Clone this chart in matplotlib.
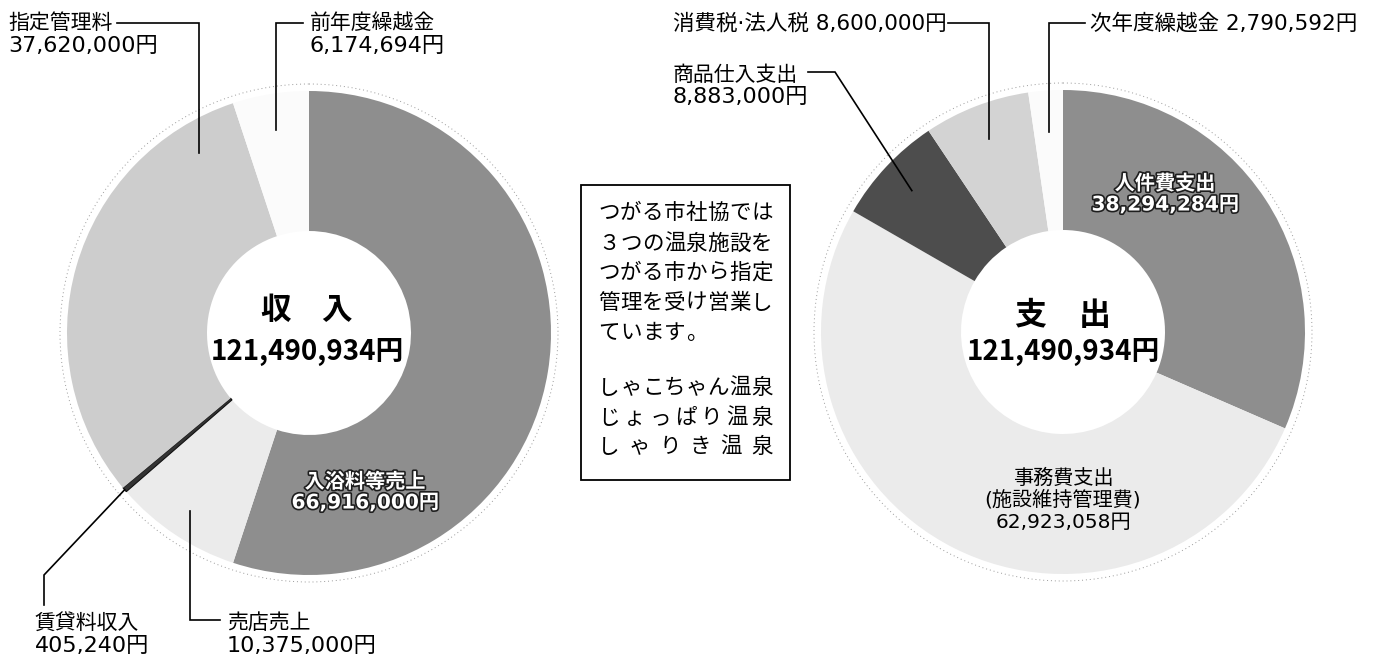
import numpy as np
import matplotlib.pyplot as plt
import matplotlib.patheffects as pe
from matplotlib.patches import Circle, Rectangle

plt.rcParams['font.family'] = ['DejaVu Sans', 'Noto Sans CJK JP']

# 収入
income_labels = ['入浴料等売上', '売店売上', '賃貸料収入', '指定管理料', '前年度繰越金']
income_values = [66916000, 10375000, 405240, 37620000, 6174694]
income_colors = ['#8e8e8e', '#ebebeb', '#333333', '#cdcdcd', '#fbfbfb']

# 支出
expense_labels = ['人件費支出', '事務費支出', '商品仕入支出', '消費税·法人税', '次年度繰越金']
expense_values = [38294284, 62923058, 8883000, 8600000, 2790592]
expense_colors = ['#8e8e8e', '#ebebeb', '#4d4d4d', '#d3d3d3', '#fbfbfb']

box_lines = ['つがる市社協では', '３つの温泉施設を', 'つがる市から指定', '管理を受け営業し',
             'ています。', '', 'しゃこちゃん温泉', 'じょっぱり温泉', 'しゃりき温泉']

R = 242
R_HOLE = 102
FS_NAME = 15
FS_NUM = 16

fig = plt.figure(figsize=(13.75, 6.55), dpi=100)
ax = fig.add_axes([0, 0, 1, 1])


def donut(cx, cy, values, colors):
    wedges, _ = ax.pie(values, colors=colors, center=(cx, cy), radius=R,
                       startangle=270, counterclock=True, frame=True,
                       wedgeprops=dict(width=R - R_HOLE, linewidth=0))
    ax.add_patch(Circle((cx, cy), R + 7, fill=False, ls=(0, (1, 3)),
                        color='#9a9a9a', lw=0.7))
    return wedges


def mid(w, r):
    th = np.deg2rad((w.theta1 + w.theta2) / 2)
    return w.center[0] + r * np.cos(th), w.center[1] + r * np.sin(th)


def fmt(v):
    return f'{v:,}円'


def leader(pts):
    xs, ys = zip(*pts)
    ax.plot(xs, ys, color='black', lw=1.2, solid_joinstyle='miter')


def outlined(x, y, s):
    ax.text(x, y, s, ha='center', va='center', fontsize=14.5, fontweight='bold',
            color='white',
            path_effects=[pe.withStroke(linewidth=2.4, foreground='#1e1e1e')])


# ---- 収入 ----
inc = donut(309, 333, income_values, income_colors)
inc[2].set_edgecolor('#111111')
inc[2].set_linewidth(0.8)

ax.text(307, 310, '収　入', ha='center', va='center', fontsize=22,
        fontweight='bold', family='Noto Sans CJK JP')
ax.text(307, 352, fmt(sum(income_values)), ha='center', va='center',
        fontsize=20, fontweight='bold', family='Noto Sans CJK JP')

outlined(365, 482, income_labels[0])
outlined(365, 503, fmt(income_values[0]))

# 指定管理料
ax.text(8, 23, income_labels[3], va='center', fontsize=FS_NAME)
ax.text(8, 46, fmt(income_values[3]), va='center', fontsize=FS_NUM)
leader([(117, 23), (199, 23), (199, 153)])

# 前年度繰越金
px, py = mid(inc[4], 206)
ax.text(310, 23, income_labels[4], va='center', fontsize=FS_NAME)
ax.text(310, 46, fmt(income_values[4]), va='center', fontsize=FS_NUM)
leader([(303, 23), (px, 23), (px, py)])

# 賃貸料収入
px, py = mid(inc[2], R)
ax.text(35, 623, income_labels[2], va='center', fontsize=FS_NAME)
ax.text(35, 646, fmt(income_values[2]), va='center', fontsize=FS_NUM)
leader([(px, py), (44, 575), (44, 605)])

# 売店売上
px, py = mid(inc[1], 214)
ax.text(227, 623, income_labels[1], va='center', fontsize=FS_NAME)
ax.text(227, 646, fmt(income_values[1]), va='center', fontsize=FS_NUM)
leader([(px, py), (px, 620), (220, 620)])

# ---- 支出 ----
exp = donut(1063, 332, expense_values, expense_colors)

ax.text(1063, 316, '支　出', ha='center', va='center', fontsize=23,
        fontweight='bold', family='Noto Sans CJK JP')
ax.text(1063, 352, fmt(sum(expense_values)), ha='center', va='center',
        fontsize=20, fontweight='bold', family='Noto Sans CJK JP')

outlined(1165, 184, expense_labels[0])
outlined(1165, 205, fmt(expense_values[0]))

ax.text(1063, 478, expense_labels[1], ha='center', va='center', fontsize=14.5)
ax.text(1063, 500, '(施設維持管理費)', ha='center', va='center', fontsize=14.5)
ax.text(1063, 522, fmt(expense_values[1]), ha='center', va='center', fontsize=14.5)

# 消費税·法人税
px, py = mid(exp[3], 207)
ax.text(673, 23, f'{expense_labels[3]} {fmt(expense_values[3])}', va='center',
        fontsize=15.5)
leader([(948, 23), (px, 23), (px, py)])

# 次年度繰越金
px, py = mid(exp[4], 201)
ax.text(1090, 23, f'{expense_labels[4]} {fmt(expense_values[4])}', va='center',
        fontsize=15.5)
leader([(1085, 23), (px, 23), (px, py)])

# 商品仕入支出
px, py = mid(exp[2], 207)
ax.text(673, 75, expense_labels[2], va='center', fontsize=FS_NAME)
ax.text(673, 97, fmt(expense_values[2]), va='center', fontsize=FS_NUM)
leader([(808, 72), (835, 72), (px, py)])

# ---- 説明ボックス ----
ax.add_patch(Rectangle((581, 185), 209, 295, fill=False, ec='black', lw=1.3))
line_y = [213, 244, 273, 303, 333, 360, 388, 418, 447]
x0, x1 = 598, 773
pitch = (x1 - x0) / 8
for text, y in zip(box_lines, line_y):
    n = len(text)
    if n == 0:
        continue
    if n < 8 and not text.endswith('。'):
        step = (x1 - x0 - pitch) / (n - 1)
    else:
        step = pitch
    for i, ch in enumerate(text):
        ax.text(x0 + pitch / 2 + i * step, y, ch, ha='center', va='center',
                fontsize=15.5, family='Noto Sans CJK JP')

ax.set_xlim(0, 1375)
ax.set_ylim(655, 0)
ax.set_aspect('equal')
ax.axis('off')

fig.savefig('out.png', dpi=100, facecolor='white')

---

*WHAT YOU SHOULD DO*
In the material above, show every line where the word "matplotlib" turns up.

*SOLVED EXERCISE*
Clone this chart in matplotlib.
import matplotlib.pyplot as plt
import matplotlib.patheffects as pe
from matplotlib.patches import Circle, Rectangle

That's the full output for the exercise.